Besnier ne s’est pas contenté de rêver. Au siècle du Roi-Soleil, ce serrurier de Sablé (Sarthe) fabrique un engin décrit par Le Journal des savants du 16 décembre 1678 : « Cette machine consiste en deux bâtons qui ont à chaque bout un châssis oblong de taffetas, lequel châssis se plie de haut en bas comme des battants de volets brisés. Quand on veut voler on ajuste ces bâtons sur ses épaules, en sorte qu’il y ait deux châssis devant et deux derrière.
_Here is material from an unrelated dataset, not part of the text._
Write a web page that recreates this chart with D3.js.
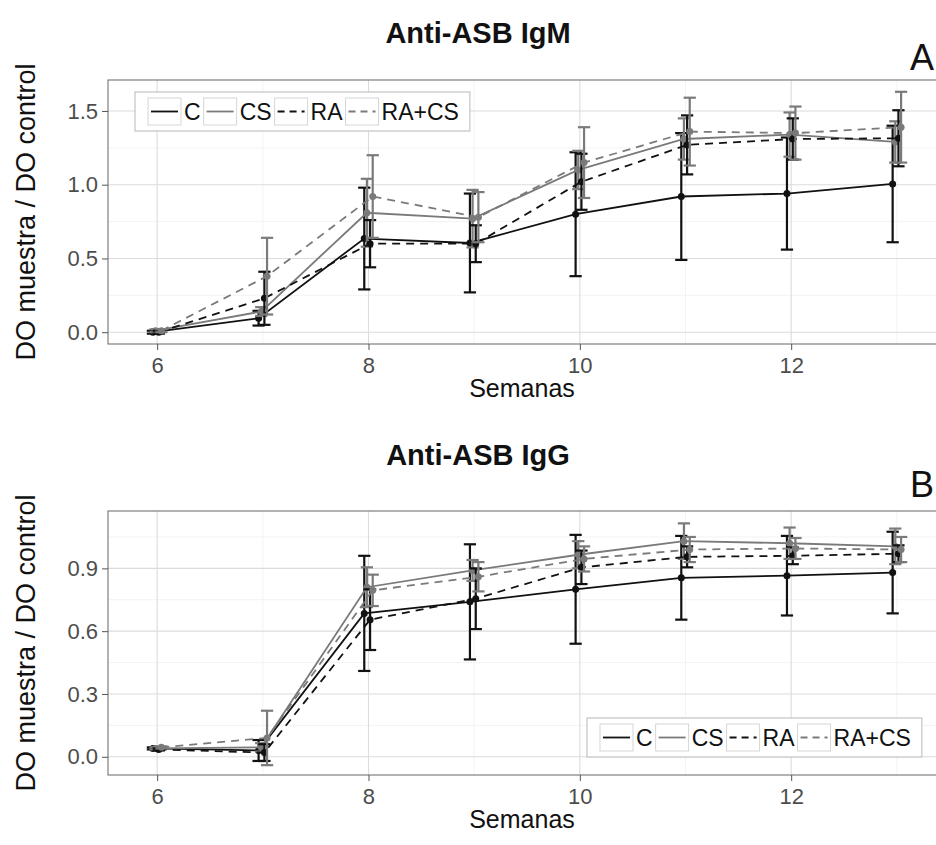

Les châssis de devant sont remués par les mains, et ceux de derrière par les pieds en tirant une ficelle qui leur est attachée. » D’essai en essai, d’abord debout sur un escabeau puis d’une fenêtre et du grenier de sa maison, il s’élance ensuite depuis une tour du château sans qu’aucun document ne l’atteste vraiment. Quant à sa machine, le serrurier-volant l’aurait vendue à un marchand-ambulant. Ni vu ! Ni connu !
Plus curieux encore est le marquis de Bacqueville ! Un touche-à-tout un brin illuminé ! Collectionneur d’oiseaux, il décide en 1742, alors âgé de 54 ans, de s’élancer depuis le toit terrasse de son hôtel particulier, quai des Théatins à Paris, avec pour but de traverser la Seine et d’atterrir aux Tuileries. Son valet de chambre ayant refusé de le précéder dans sa tentative, muni d’une paire d’ailes, le marquis commence à planer sous les yeux médusés de la foule avant de perdre brusquement de la hauteur pour finir par s’écraser sur un bateau-lavoir, ses jambes fracturées.
D’autres noms pourraient s’ajouter à la longue liste de ces fous-volants : le moine Roger Bacon (XIIIe s.), le jésuite Lourenço de Guzmao (XVIIe s.), l’abbé Desforges, Paul Guidotti…
Tous ont donné à l’aviation ses ailes de noblesse.